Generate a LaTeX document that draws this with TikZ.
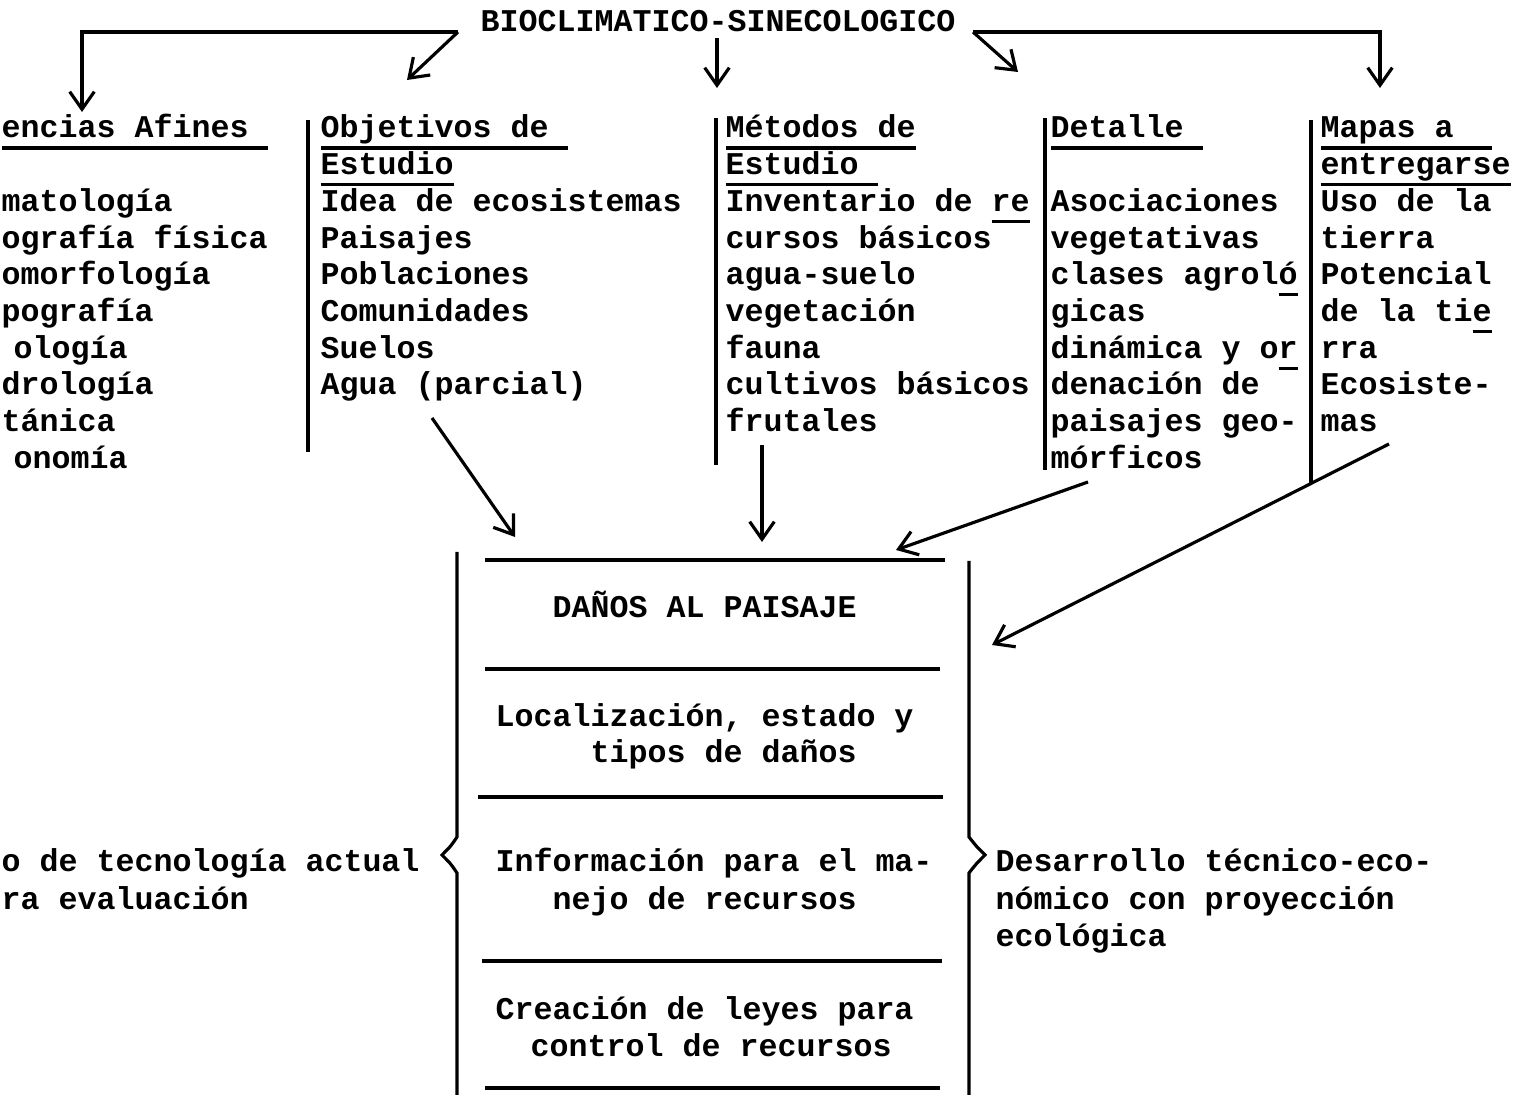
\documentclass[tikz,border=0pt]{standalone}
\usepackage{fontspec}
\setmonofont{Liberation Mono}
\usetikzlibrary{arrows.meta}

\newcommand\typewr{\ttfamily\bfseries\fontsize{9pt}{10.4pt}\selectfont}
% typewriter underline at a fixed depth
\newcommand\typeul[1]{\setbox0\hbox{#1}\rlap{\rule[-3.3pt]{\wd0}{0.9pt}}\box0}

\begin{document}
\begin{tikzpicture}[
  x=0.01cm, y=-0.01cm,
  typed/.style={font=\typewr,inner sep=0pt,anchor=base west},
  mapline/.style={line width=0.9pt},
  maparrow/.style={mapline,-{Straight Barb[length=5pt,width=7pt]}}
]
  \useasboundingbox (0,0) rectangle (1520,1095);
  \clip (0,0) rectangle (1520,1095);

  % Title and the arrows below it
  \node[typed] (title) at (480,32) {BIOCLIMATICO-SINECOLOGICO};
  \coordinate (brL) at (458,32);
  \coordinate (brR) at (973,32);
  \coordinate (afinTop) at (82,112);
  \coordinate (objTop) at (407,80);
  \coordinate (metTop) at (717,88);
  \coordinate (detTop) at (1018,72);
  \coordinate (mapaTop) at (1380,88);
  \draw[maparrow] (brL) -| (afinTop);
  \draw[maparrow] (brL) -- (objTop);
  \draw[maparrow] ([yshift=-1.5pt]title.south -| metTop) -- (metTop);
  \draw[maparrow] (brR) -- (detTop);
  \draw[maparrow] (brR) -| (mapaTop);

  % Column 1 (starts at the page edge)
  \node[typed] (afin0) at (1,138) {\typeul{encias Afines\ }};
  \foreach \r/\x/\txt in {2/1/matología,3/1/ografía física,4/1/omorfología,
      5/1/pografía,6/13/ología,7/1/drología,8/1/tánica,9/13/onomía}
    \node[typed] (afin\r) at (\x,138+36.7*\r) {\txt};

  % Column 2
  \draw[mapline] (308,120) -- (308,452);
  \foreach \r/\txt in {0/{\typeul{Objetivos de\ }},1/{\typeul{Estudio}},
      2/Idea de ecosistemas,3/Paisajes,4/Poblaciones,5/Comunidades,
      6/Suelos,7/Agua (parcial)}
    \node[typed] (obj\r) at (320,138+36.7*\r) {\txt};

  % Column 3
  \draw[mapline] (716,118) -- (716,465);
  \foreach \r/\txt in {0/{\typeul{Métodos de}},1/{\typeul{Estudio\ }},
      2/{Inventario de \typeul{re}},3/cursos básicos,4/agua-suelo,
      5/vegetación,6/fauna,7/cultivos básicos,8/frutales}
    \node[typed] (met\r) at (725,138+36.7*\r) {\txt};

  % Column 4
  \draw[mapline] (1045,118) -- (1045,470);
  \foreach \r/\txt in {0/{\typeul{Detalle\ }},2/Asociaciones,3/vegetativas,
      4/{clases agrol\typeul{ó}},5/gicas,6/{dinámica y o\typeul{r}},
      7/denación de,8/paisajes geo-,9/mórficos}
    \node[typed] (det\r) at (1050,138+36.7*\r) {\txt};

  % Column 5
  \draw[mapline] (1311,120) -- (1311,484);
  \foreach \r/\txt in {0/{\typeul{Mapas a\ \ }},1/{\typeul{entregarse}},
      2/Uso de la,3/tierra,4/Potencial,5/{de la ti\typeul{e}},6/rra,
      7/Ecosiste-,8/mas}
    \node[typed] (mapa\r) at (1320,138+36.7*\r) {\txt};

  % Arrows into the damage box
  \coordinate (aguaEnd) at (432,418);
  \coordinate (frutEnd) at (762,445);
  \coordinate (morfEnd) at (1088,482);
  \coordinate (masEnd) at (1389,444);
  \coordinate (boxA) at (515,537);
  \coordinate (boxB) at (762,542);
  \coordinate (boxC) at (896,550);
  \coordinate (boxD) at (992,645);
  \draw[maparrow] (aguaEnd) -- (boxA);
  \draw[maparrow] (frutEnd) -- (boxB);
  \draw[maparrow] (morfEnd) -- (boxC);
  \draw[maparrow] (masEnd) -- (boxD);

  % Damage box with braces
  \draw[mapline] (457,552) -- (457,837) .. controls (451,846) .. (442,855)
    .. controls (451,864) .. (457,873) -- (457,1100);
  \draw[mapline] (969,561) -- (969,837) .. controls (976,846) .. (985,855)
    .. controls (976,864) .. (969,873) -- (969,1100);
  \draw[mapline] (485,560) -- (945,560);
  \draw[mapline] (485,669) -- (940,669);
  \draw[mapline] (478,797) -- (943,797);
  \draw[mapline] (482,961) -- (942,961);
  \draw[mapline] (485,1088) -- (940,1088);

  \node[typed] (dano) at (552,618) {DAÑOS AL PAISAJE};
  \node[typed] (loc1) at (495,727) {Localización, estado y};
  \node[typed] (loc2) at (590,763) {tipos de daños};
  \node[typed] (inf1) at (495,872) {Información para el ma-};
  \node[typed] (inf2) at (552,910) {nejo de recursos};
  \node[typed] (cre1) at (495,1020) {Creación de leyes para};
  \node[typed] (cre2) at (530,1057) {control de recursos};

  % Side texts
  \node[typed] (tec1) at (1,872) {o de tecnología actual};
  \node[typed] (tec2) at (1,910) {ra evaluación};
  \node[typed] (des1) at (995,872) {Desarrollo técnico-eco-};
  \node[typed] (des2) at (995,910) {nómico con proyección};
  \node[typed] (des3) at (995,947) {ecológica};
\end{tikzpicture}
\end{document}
◆ ◆ ◆ ◆ ◆ ◆ ◆
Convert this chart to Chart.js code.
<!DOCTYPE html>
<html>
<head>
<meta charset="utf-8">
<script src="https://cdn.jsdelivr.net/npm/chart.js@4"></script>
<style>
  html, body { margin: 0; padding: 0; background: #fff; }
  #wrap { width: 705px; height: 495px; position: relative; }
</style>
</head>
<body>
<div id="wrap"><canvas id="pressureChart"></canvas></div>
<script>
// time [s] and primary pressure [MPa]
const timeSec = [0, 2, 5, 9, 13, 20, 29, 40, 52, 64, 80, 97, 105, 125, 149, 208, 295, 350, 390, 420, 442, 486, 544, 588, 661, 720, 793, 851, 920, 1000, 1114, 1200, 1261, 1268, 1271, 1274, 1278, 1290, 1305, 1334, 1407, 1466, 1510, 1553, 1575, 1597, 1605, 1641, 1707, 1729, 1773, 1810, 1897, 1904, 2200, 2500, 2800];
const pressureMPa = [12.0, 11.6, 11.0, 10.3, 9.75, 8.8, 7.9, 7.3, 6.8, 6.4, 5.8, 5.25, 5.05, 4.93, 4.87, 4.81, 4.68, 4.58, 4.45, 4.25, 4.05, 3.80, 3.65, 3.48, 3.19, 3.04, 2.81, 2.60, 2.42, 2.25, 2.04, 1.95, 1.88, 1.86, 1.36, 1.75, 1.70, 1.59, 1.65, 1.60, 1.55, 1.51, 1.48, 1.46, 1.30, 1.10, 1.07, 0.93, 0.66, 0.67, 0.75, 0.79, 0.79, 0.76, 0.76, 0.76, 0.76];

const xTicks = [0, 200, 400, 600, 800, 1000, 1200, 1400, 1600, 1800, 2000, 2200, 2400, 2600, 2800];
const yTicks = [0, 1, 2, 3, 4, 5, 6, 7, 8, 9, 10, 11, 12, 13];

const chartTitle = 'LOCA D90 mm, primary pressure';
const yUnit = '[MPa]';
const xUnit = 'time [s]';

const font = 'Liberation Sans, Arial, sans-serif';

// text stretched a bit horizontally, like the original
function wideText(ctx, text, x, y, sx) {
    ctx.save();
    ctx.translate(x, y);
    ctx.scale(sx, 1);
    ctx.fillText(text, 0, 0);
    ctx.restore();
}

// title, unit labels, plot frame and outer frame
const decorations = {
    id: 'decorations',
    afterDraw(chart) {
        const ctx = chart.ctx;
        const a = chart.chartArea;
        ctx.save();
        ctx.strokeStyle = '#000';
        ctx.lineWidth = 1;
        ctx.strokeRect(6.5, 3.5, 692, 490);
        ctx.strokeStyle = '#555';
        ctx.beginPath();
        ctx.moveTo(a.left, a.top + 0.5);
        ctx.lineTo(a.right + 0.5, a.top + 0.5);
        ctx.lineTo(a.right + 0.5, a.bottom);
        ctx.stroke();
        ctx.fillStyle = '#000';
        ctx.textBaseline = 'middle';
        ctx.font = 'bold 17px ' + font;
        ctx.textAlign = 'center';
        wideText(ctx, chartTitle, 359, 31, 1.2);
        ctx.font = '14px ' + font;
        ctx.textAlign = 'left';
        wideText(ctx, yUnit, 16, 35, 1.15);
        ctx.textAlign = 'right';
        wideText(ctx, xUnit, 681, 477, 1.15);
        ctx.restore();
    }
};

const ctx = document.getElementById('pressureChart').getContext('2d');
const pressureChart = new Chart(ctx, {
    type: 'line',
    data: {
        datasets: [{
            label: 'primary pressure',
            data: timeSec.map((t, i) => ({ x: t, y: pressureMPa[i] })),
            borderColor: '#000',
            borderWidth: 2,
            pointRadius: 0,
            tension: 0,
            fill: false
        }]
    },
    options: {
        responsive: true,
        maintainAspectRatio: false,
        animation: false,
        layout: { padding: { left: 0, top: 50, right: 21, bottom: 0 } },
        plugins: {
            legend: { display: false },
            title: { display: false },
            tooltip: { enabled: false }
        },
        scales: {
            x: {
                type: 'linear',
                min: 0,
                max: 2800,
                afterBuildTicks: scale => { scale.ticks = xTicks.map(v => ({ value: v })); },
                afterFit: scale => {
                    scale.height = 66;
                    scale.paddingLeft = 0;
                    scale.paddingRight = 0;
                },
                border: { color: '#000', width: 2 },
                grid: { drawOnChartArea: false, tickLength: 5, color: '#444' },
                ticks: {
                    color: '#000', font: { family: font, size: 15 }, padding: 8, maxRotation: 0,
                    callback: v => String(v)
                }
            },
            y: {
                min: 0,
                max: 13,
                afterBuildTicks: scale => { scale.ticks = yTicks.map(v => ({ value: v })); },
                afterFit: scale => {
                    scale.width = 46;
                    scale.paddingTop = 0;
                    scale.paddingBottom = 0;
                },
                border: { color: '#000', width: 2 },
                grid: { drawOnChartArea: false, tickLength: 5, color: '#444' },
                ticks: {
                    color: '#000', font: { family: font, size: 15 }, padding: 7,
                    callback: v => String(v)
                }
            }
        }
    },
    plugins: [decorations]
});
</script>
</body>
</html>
◆ ◆ ◆ ◆ ◆ ◆ ◆
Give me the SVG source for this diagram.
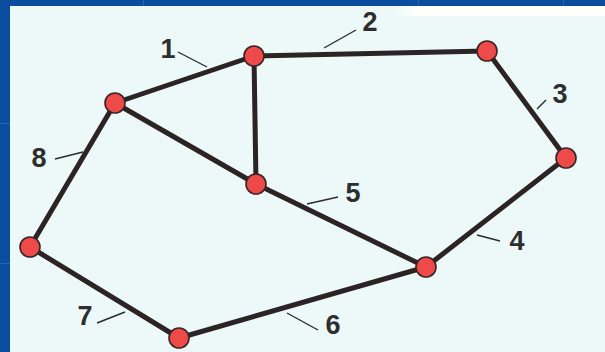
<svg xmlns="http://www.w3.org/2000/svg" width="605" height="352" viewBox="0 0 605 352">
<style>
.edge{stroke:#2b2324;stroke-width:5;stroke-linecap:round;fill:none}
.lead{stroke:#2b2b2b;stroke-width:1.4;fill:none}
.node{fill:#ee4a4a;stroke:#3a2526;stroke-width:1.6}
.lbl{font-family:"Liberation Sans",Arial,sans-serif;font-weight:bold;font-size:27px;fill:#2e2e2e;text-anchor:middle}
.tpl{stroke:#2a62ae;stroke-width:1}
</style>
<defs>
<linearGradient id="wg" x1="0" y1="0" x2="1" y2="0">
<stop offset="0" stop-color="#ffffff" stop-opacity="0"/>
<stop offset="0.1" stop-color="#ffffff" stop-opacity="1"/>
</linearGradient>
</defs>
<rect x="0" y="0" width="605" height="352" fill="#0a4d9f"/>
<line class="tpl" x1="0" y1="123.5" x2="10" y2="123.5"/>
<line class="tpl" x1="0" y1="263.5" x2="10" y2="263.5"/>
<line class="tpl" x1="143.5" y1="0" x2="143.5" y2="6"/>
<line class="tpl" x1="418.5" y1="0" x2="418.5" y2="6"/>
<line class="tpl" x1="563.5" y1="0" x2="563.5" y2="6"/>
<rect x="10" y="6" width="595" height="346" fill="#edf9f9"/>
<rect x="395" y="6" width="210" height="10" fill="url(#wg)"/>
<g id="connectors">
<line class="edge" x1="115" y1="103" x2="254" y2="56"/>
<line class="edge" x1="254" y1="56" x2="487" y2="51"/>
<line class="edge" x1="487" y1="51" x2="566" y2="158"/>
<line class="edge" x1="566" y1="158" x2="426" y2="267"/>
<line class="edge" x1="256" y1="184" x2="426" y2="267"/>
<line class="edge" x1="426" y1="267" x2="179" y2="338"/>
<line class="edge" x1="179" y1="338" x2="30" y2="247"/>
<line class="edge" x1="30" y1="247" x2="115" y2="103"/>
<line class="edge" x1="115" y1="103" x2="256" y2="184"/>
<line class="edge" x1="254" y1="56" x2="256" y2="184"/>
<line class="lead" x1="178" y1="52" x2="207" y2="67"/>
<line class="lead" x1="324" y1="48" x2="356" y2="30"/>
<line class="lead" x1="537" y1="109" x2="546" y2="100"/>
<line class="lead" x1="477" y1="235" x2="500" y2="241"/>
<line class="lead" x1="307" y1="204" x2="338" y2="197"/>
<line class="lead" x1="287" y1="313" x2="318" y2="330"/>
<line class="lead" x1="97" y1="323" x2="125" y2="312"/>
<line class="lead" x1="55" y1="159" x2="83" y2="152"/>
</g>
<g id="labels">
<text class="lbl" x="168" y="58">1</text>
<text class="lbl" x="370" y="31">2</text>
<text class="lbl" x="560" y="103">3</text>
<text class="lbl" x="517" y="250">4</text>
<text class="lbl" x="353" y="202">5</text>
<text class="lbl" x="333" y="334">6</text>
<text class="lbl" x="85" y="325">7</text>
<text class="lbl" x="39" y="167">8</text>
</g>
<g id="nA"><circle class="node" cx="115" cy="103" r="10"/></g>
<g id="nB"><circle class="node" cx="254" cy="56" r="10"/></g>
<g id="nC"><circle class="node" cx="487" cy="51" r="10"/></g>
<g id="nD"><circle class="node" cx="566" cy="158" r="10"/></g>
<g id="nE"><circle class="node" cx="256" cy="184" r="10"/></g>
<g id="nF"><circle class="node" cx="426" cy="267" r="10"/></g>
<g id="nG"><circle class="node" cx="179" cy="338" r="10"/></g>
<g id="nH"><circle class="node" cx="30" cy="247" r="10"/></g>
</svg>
◆ ◆ ◆ ◆ ◆ ◆ ◆
- Stated problem -
Identify every line where the string "this" appears.

- The solution -
Generate a LaTeX document that draws this with TikZ.
Convert this chart to Chart.js code.
Give me the SVG source for this diagram.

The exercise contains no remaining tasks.